Why go through the cost and trouble of updating counterfeit measures embedded in the bills…wouldn’t a criminal be smart enough to just make a bunch of bills from, say, 1985 instead of busting his nuts to make a current 2006 version?
When I go to the store and break a $100 from 2004 the teller holds it up the light and looks for the embedded material, then runs the marker across the face.
How would that same person test a $100 bill from 1981? Could they decline to accept it?
Unless you a have a fool-proof way of aging the bills too, stores are going to be suspicious of “old-style” bills that appear brand new.
Hell, I recently got an old-style $20 in an ATM and when I used it at a local McDonald’s, they gave me a bit of grief; I think the kid behind the counter never saw one before.
Still, you do raise a valid point, and I wish the government would de-monetize old-style bills. This would force crooks around the world to “convert” them to newer currency thus creating a great opportunity to catch them (most likely for tax evasion).
Merchants are certainly free to decline large bills if they so choose, absent a state statute requiring it. As for why not counterfeit bills from the 1980s, eventually it will get to the point (if we aren’t there already) that bills from 20 years ago will be completely out of circulation. Eventually there will be few to no legitimate old-style bills in circulation at all. At some point IMHO it’ll probably become standard practice not to accept old-style bills and those who happen to have them will have to go through a bank to get updated currency.
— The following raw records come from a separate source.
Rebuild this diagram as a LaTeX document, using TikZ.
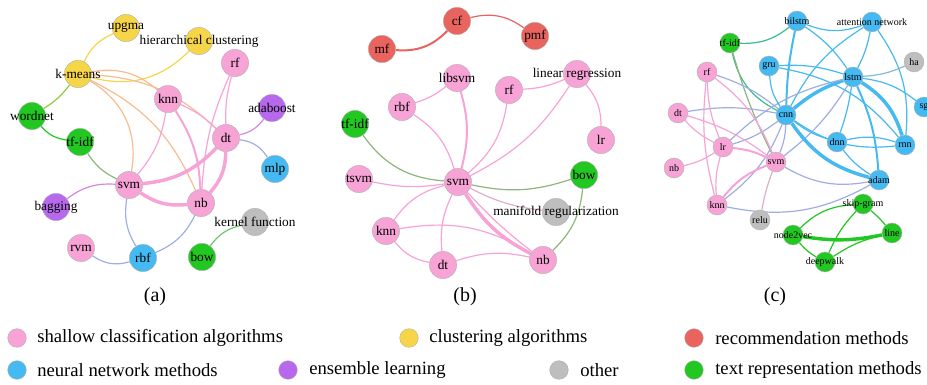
\documentclass[tikz,border=0pt]{standalone}
\usepackage{fontspec}
\setmainfont{Liberation Serif}
\usetikzlibrary{backgrounds}
\definecolor{pk}{HTML}{F7A3D6}
\definecolor{yl}{HTML}{F6D548}
\definecolor{rd}{HTML}{EA645F}
\definecolor{bl}{HTML}{45B9F2}
\definecolor{pu}{HTML}{B868EC}
\definecolor{gy}{HTML}{BEBEBE}
\definecolor{gn}{HTML}{22C722}
\colorlet{pkbl}{pk!50!bl}
\colorlet{pkyl}{pk!50!yl}
\colorlet{pkgn}{pk!50!gn}
\colorlet{pkpu}{pk!50!pu}
\colorlet{pkgy}{pk!50!gy}
\colorlet{gnbl}{gn!50!bl}
\colorlet{gnyl}{gn!50!yl}
\colorlet{gngy}{gn!50!gy}
\colorlet{blgy}{bl!50!gy}
\begin{document}
\begin{tikzpicture}[x=0.75pt,y=-0.75pt,
  na/.style={circle,draw=black!30,line width=0.3pt,minimum size=20.5pt,inner sep=0pt,
    label={[font=\fontsize{10}{11}\selectfont,inner sep=0pt]center:#1}},
  nc/.style={circle,draw=black!30,line width=0.3pt,minimum size=15pt,inner sep=0pt,
    label={[font=\fontsize{7.5}{8}\selectfont,inner sep=0pt]center:#1}},
  ed/.style={line width=0.9pt},
  edm/.style={line width=1.5pt},
  edk/.style={line width=2.6pt},
  lab/.style={font=\fontsize{15}{17}\selectfont},
  legc/.style={circle,draw=black!30,line width=0.3pt,minimum size=14pt,inner sep=0pt},
  legt/.style={font=\fontsize{14}{16}\selectfont,anchor=west,inner sep=0pt}]
\useasboundingbox (0,0) rectangle (927,385);
% ---------------- panel (a)
\node[na=upgma,fill=yl] (aupgma) at (126,28) {};
\node[na=hierarchical clustering,fill=yl] (ahc) at (199,41) {};
\node[na=k-means,fill=yl] (akm) at (78,74) {};
\node[na=wordnet,fill=gn] (awn) at (32,116) {};
\node[na=tf-idf,fill=gn] (atf) at (80,142) {};
\node[na=rf,fill=pk] (arf) at (235,63) {};
\node[na=knn,fill=pk] (aknn) at (168,99) {};
\node[na=adaboost,fill=pu] (aada) at (272,108) {};
\node[na=dt,fill=pk] (adt) at (226,138) {};
\node[na=svm,fill=pk] (asvm) at (129,185) {};
\node[na=bagging,fill=pu] (abag) at (56,207) {};
\node[na=rvm,fill=pk] (arvm) at (81,248) {};
\node[na=rbf,fill=bl] (arbf) at (143,258) {};
\node[na=mlp,fill=bl] (amlp) at (275,169) {};
\node[na=nb,fill=pk] (anb) at (201,203) {};
\node[na=kernel function,fill=gy] (akf) at (255,222) {};
\node[na=bow,fill=gn] (abow) at (202,257) {};
\node[lab] (la) at (155,297) {(a)};
% ---------------- panel (b)
\node[na=cf,fill=rd] (bcf) at (457,21) {};
\node[na=mf,fill=rd] (bmf) at (382,49) {};
\node[na=pmf,fill=rd] (bpmf) at (535,36) {};
\node[na=libsvm,fill=pk] (blib) at (457,78) {};
\node[na=rbf,fill=pk] (brbf) at (402,107) {};
\node[na=tf-idf,fill=gn] (btf) at (355,124) {};
\node[na=rf,fill=pk] (brf) at (509,90) {};
\node[na=linear regression,fill=pk] (blinr) at (577,74) {};
\node[na=lr,fill=pk] (blr) at (601,140) {};
\node[na=svm,fill=pk] (bsvm) at (458,182) {};
\node[na=tsvm,fill=pk] (btsvm) at (359,179) {};
\node[na=knn,fill=pk] (bknn) at (386,231) {};
\node[na=dt,fill=pk] (bdt) at (443,265) {};
\node[na=bow,fill=gn] (bbow) at (584,175) {};
\node[na=manifold regularization,fill=gy] (bmr) at (556,212) {};
\node[na=nb,fill=pk] (bnb) at (543,260) {};
\node[lab] (lb) at (465,297) {(b)};
% ---------------- panel (c)
\node[nc=tf-idf,fill=gn] (ctf) at (730,43) {};
\node[nc=bilstm,fill=bl] (cbil) at (797,21) {};
\node[nc=attention network,fill=bl] (catt) at (872,22) {};
\node[nc=gru,fill=bl] (cgru) at (769,66) {};
\node[nc=rf,fill=pk] (crf) at (707,72) {};
\node[nc=dt,fill=pk] (cdt) at (678,113) {};
\node[nc=cnn,fill=bl] (ccnn) at (786,115) {};
\node[nc=lr,fill=pk] (clr) at (723,147) {};
\node[nc=lstm,fill=bl] (clstm) at (853,77) {};
\node[nc=ha,fill=gy] (cha) at (914,62) {};
\node[nc=sg,fill=bl] (csg) at (924,107) {};
\node[nc=dnn,fill=bl] (cdnn) at (837,142) {};
\node[nc=rnn,fill=bl] (crnn) at (905,145) {};
\node[nc=nb,fill=pk] (cnb) at (674,168) {};
\node[nc=svm,fill=pk] (csvm) at (776,162) {};
\node[nc=knn,fill=pk] (cknn) at (717,205) {};
\node[nc=relu,fill=gy] (crelu) at (760,220) {};
\node[nc=adam,fill=bl] (cadam) at (879,180) {};
\node[nc=skip-gram,fill=gn] (cskip) at (863,204) {};
\node[nc=node2vec,fill=gn] (cn2v) at (793,235) {};
\node[nc=line,fill=gn] (cline) at (892,233) {};
\node[nc=deepwalk,fill=gn] (cdw) at (825,262) {};
\node[lab] (lc) at (775,297) {(c)};
% ---------------- legend
\node[legc,fill=pk] (l1) at (17,338) {};
\node[legt] (t1) at (37,338) {shallow classification algorithms};
\node[legc,fill=yl] (l2) at (409,338) {};
\node[legt] (t2) at (429,338) {clustering algorithms};
\node[legc,fill=rd] (l3) at (694,338) {};
\node[legt] (t3) at (715,338) {recommendation methods};
\node[legc,fill=bl] (l4) at (17,370) {};
\node[legt] (t4) at (37,370) {neural network methods};
\node[legc,fill=pu] (l5) at (288,370) {};
\node[legt] (t5) at (309,370) {ensemble learning};
\node[legc,fill=gy] (l6) at (559,370) {};
\node[legt] (t6) at (580,370) {other};
\node[legc,fill=gn] (l7) at (694,370) {};
\node[legt] (t7) at (715,370) {text representation methods};
% ---------------- edges
\begin{scope}[on background layer]
% (a)
\draw[ed,yl] (akm) to[bend left=20] (aupgma);
\draw[ed,yl] (akm) to[bend right=30] (ahc);
\draw[ed,gnyl] (akm) to[bend left=10] (awn);
\draw[ed,gn] (awn) to[bend right=20] (atf);
\draw[ed,pkyl] (akm) to[bend left=25] (aknn);
\draw[ed,pkyl] (akm) to[bend left=20] (adt);
\draw[ed,pkyl] (akm) to[bend left=20] (anb);
\draw[ed,pkyl] (akm) to[bend left=35] (asvm);
\draw[ed,pkgn] (atf) to[bend right=15] (asvm);
\draw[ed,pkpu] (abag) to[bend left=20] (asvm);
\draw[ed,pkbl] (asvm) to[bend right=20] (arbf);
\draw[ed,pkbl] (arvm) to[bend right=25] (arbf);
\draw[ed,pkbl] (arbf) to[bend right=20] (anb);
\draw[ed,pk] (asvm) to[bend right=15] (aknn);
\draw[edk,pk] (asvm) to[bend right=20] (adt);
\draw[edk,pk] (asvm) to[bend right=20] (anb);
\draw[ed,pk] (aknn) to[bend left=10] (adt);
\draw[edm,pk] (aknn) to[bend left=15] (anb);
\draw[ed,pk] (arf) to[bend right=8] (adt);
\draw[ed,pk] (arf) to[bend right=10] (anb);
\draw[edk,pk] (adt) to[bend left=20] (anb);
\draw[ed,pkpu] (aada) to[bend left=20] (adt);
\draw[ed,pkbl] (adt) to[bend left=25] (amlp);
\draw[ed,gngy] (akf) to[bend right=20] (abow);
% (b)
\draw[edm,rd] (bmf) to[bend right=25] (bcf);
\draw[ed,rd] (bcf) to[bend left=25] (bpmf);
\draw[ed,pk] (brbf) to[bend right=10] (blib);
\draw[ed,pk] (brbf) to[bend left=20] (bsvm);
\draw[edm,pk] (blib) to[bend left=15] (bsvm);
\draw[ed,pk] (brf) to[bend right=10] (blinr);
\draw[ed,pk] (brf) to[bend left=20] (bsvm);
\draw[ed,pk] (blinr) to[bend left=15] (bsvm);
\draw[ed,pk] (blinr) to[bend left=20] (blr);
\draw[ed,pkgn] (btf) to[bend right=25] (bsvm);
\draw[ed,pk] (btsvm) to[bend right=10] (bsvm);
\draw[ed,pk] (bknn) to[bend left=20] (bsvm);
\draw[ed,pk] (bknn) to[bend left=20] (bnb);
\draw[ed,pk] (bknn) to[bend right=20] (bdt);
\draw[ed,pk] (bdt) to[bend left=15] (bsvm);
\draw[ed,pk] (bdt) to[bend left=15] (bnb);
\draw[edk,pk] (bsvm) to[bend right=15] (bnb);
\draw[ed,pk] (bsvm) to[bend right=5] (bnb);
\draw[ed,pkgn] (bsvm) to[bend right=15] (bbow);
\draw[ed,pkgy] (bsvm) to[bend right=10] (bmr);
\draw[ed,pkgn] (bbow) to[bend left=20] (bnb);
% (c)
\draw[ed,gnbl] (ctf) to[bend right=20] (cbil);
\draw[ed,gnbl] (ctf) to[bend right=25] (ccnn);
\draw[ed,pkgn] (ctf) to[bend right=5] (csvm);
\draw[ed,bl] (cbil) to[bend right=20] (catt);
\draw[ed,bl] (cbil) to[bend left=10] (clstm);
\draw[edm,bl] (cbil) to[bend right=5] (ccnn);
\draw[ed,bl] (catt) to[bend left=8] (clstm);
\draw[ed,bl] (catt) to[bend right=15] (ccnn);
\draw[ed,bl] (catt) to[bend left=20] (crnn);
\draw[ed,blgy] (clstm) to[bend right=10] (cha);
\draw[ed,bl] (clstm) to[bend left=15] (csg);
\draw[edk,bl] (clstm) to[bend left=20] (crnn);
\draw[edk,bl] (clstm) to[bend right=10] (ccnn);
\draw[ed,bl] (clstm) to[bend left=5] (cdnn);
\draw[edm,bl] (clstm) to[bend left=10] (cadam);
\draw[ed,bl] (clstm) to[bend right=10] (cgru);
\draw[ed,pkbl] (clstm) to[bend left=10] (csvm);
\draw[ed,pkbl] (clstm) to[bend right=15] (clr);
\draw[ed,bl] (cgru) to[bend right=15] (ccnn);
\draw[ed,bl] (cgru) to[bend left=20] (crnn);
\draw[ed,bl] (ccnn) to[bend right=20] (crnn);
\draw[ed,bl] (ccnn) to[bend right=10] (cdnn);
\draw[edk,bl] (ccnn) to[bend right=20] (cadam);
\draw[ed,pkbl] (ccnn) to[bend left=10] (csvm);
\draw[ed,pkbl] (ccnn) to[bend left=10] (clr);
\draw[ed,pkbl] (ccnn) to[bend left=15] (cknn);
\draw[ed,pkbl] (ccnn) to[bend right=10] (cdt);
\draw[ed,pkbl] (ccnn) to[bend right=10] (crf);
\draw[ed,bl] (cdnn) to[bend left=15] (crnn);
\draw[ed,bl] (cdnn) to[bend right=10] (cadam);
\draw[ed,pkbl] (csvm) to[bend right=20] (cadam);
\draw[ed,pkbl] (cknn) to[bend right=20] (cadam);
\draw[ed,pk] (crf) to[bend right=10] (clr);
\draw[ed,pk] (crf) to[bend left=15] (csvm);
\draw[ed,pk] (crf) to[bend right=10] (cknn);
\draw[ed,pk] (cdt) to[bend right=10] (clr);
\draw[ed,pk] (cdt) to[bend left=10] (csvm);
\draw[edm,pk] (clr) to[bend left=10] (csvm);
\draw[ed,pk] (clr) to[bend right=10] (cknn);
\draw[ed,pk] (cnb) to[bend right=10] (clr);
\draw[edm,pk] (cknn) to[bend left=15] (csvm);
\draw[ed,pkgy] (csvm) to[bend right=5] (crelu);
\draw[ed,gn] (cskip) to[bend right=20] (cn2v);
\draw[ed,gn] (cskip) to[bend left=5] (cline);
\draw[ed,gn] (cskip) to[bend right=10] (cdw);
\draw[edk,gn] (cn2v) to[bend right=10] (cline);
\draw[ed,gn] (cn2v) to[bend right=10] (cdw);
\draw[ed,gn] (cdw) to[bend left=10] (cline);
\end{scope}
\end{tikzpicture}
\end{document}
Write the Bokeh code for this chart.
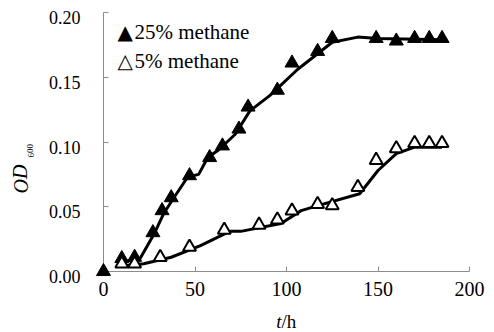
from bokeh.plotting import figure
from bokeh.models import Range1d, FixedTicker
from bokeh.core.properties import value
from bokeh.embed import file_html
from bokeh.resources import INLINE

# 25% methane: measured points
t25 = [0, 10, 17, 27, 32, 37, 47, 58, 65, 74, 79, 95, 103, 117, 125, 149, 160, 170, 178, 185]
od25 = [0.000, 0.010, 0.011, 0.030, 0.047, 0.057, 0.074, 0.088, 0.097, 0.110, 0.127,
        0.140, 0.161, 0.170, 0.180, 0.180, 0.178, 0.180, 0.180, 0.180]
# 25% methane: curve
line_t25 = [8, 20, 28, 33, 38, 46, 52, 57, 63, 72, 80, 91, 106, 125, 139, 150, 185]
line_od25 = [0.007, 0.010, 0.030, 0.045, 0.056, 0.073, 0.075, 0.088, 0.094, 0.106,
             0.124, 0.136, 0.156, 0.177, 0.181, 0.180, 0.179]

# 5% methane: measured points
t5 = [10, 17, 31, 47, 66, 85, 95, 103, 117, 125, 139, 149, 160, 170, 178, 185]
od5 = [0.006, 0.006, 0.011, 0.019, 0.032, 0.036, 0.040, 0.047, 0.052, 0.051,
       0.065, 0.086, 0.095, 0.099, 0.099, 0.099]
# 5% methane: curve
line_t5 = [8, 22, 37, 53, 69, 75, 97, 108, 120, 140, 150, 160, 170, 185]
line_od5 = [0.004, 0.006, 0.011, 0.020, 0.031, 0.031, 0.037, 0.047, 0.052, 0.060,
            0.078, 0.091, 0.096, 0.096]

x_ticks = [0, 50, 100, 150, 200]
y_ticks = [0.00, 0.05, 0.10, 0.15, 0.20]
x_tick_labels = ["0", "50", "100", "150", "200"]
y_tick_labels = ["0.00", "0.05", "0.10", "0.15", "0.20"]

legend_symbols = ["\u25b2", "\u25b3"]
legend_labels = ["25% methane", "5% methane"]

FONT = value("Liberation Serif, Times New Roman, serif")
SYMBOL_FONT = value("DejaVu Sans")

p = figure(width=494, height=332, output_backend="svg", toolbar_location=None,
           x_range=Range1d(x_ticks[0], x_ticks[-1]), y_range=Range1d(y_ticks[0], y_ticks[-1]),
           min_border_left=103, min_border_right=25, min_border_top=12, min_border_bottom=61)
p.outline_line_color = None
p.grid.visible = False
p.background_fill_color = "white"

for ax in (p.xaxis[0], p.yaxis[0]):
    ax.axis_line_color = "#8c8c8c"
    ax.axis_line_width = 1
    ax.major_tick_line_color = "#8c8c8c"
    ax.major_tick_in = 5
    ax.major_tick_out = 0
    ax.minor_tick_line_color = None
    ax.minor_tick_in = 0
    ax.minor_tick_out = 0
    ax.major_label_text_font_size = "0px"
    ax.major_label_text_alpha = 0

p.xaxis[0].ticker = FixedTicker(ticks=x_ticks)
p.yaxis[0].ticker = FixedTicker(ticks=y_ticks)
p.xaxis[0].major_label_overrides = {t: "" for t in x_ticks}
p.yaxis[0].major_label_overrides = {t: "" for t in y_ticks}

p.line(line_t25, line_od25, line_color="black", line_width=3, level="overlay")
p.line(line_t5, line_od5, line_color="black", line_width=3, level="overlay")
p.scatter(t25, od25, marker="triangle", size=14, fill_color="black",
          line_color="black", line_width=1, level="overlay")
p.scatter(t5, od5, marker="triangle", size=13, fill_color="white",
          line_color="black", line_width=2, level="overlay")

x0, x1 = x_ticks[0], x_ticks[-1]
y0, y1 = y_ticks[0], y_ticks[-1]
x_mid = (x0 + x1) / 2

# tick labels, drawn at the axis tick positions (overlay level => not clipped)
p.text(x=x_ticks, y=[y0] * len(x_ticks), text=x_tick_labels, y_offset=17,
       text_font=FONT, text_font_size="20px", text_align="center",
       text_baseline="middle", text_color="black", level="overlay")
p.text(x=[x0] * len(y_ticks), y=y_ticks, text=y_tick_labels, x_offset=-23, y_offset=5,
       text_font=FONT, text_font_size="18px", text_align="right",
       text_baseline="middle", text_color="black", level="overlay")

# legend: symbols and texts
p.text(x=[x0, x0], y=[y1, y1], text=legend_symbols, x_offset=14, y_offset=[19, 48],
       text_font=SYMBOL_FONT, text_font_size="20px", text_align="left",
       text_baseline="middle", text_color="black", level="overlay")
p.text(x=[x0, x0], y=[y1, y1], text=legend_labels, x_offset=31, y_offset=[19, 48],
       text_font=FONT, text_font_size="21px", text_align="left",
       text_baseline="middle", text_color="black", level="overlay")

# x-axis title: t/h
p.text(x=[x_mid], y=[y0], text=["t"], x_offset=-5, y_offset=50,
       text_font=FONT, text_font_style="italic", text_font_size="19px",
       text_align="right", text_baseline="middle", text_color="black", level="overlay")
p.text(x=[x_mid], y=[y0], text=["/h"], x_offset=-5, y_offset=50,
       text_font=FONT, text_font_size="19px",
       text_align="left", text_baseline="middle", text_color="black", level="overlay")

# y-axis title: OD600
p.text(x=[x0], y=[y0], text=["OD"], x_offset=-83, y_offset=-78, angle=1.5708,
       text_font=FONT, text_font_style="italic", text_font_size="20px",
       text_align="left", text_baseline="middle", text_color="black", level="overlay")
p.text(x=[x0], y=[y0], text=["600"], x_offset=-73, y_offset=-114, angle=1.5708,
       text_font=FONT, text_font_size="9px",
       text_align="left", text_baseline="middle", text_color="black", level="overlay")

open("out.html", "w").write(file_html(p, INLINE))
As newer bills come into use, older ones get removed from circulation. Eventually, older bills will stand out and attract a lot of attention, which is exactly what counterfeiters don’t want. You might get away with it now, but in 5 years those old bills will certainly be scrutinized much more than a new bill.
Yes, they could refuse to accept it. In addition, most people these days check large denomination bills. Most counterfeit bills won’t stand a close inspection by someone who is used to handling money. Counterfeiters nearly always depent on circulating their fakes in places where the light isn’t too good, like a bar, and where the person is too busy to look carefully at the bill. Making a bill that will pass after a close inspection isn’t all that easy.
If they rely on this conterfeit detector pen, they won’t learn much, as it doesn’t work.
Organized rings of counterfeiters print out money by the hundreds of millions and spread it throughout the world in countries where U.S. currency may be worth more than the local currency.
From Wikipedia
This is the real danger that anti-counterfeit measures are designed to combat. The stuff churned out in the U.S. is piddling by comparison.
So why don’t the counterfeiters turn to copying old currency? That’s already been answered. They don’t because the money is often being passed by organized crime and governmental forces and they’re not stupid enough to take hundreds of millions in bills that would immediately be suspicious.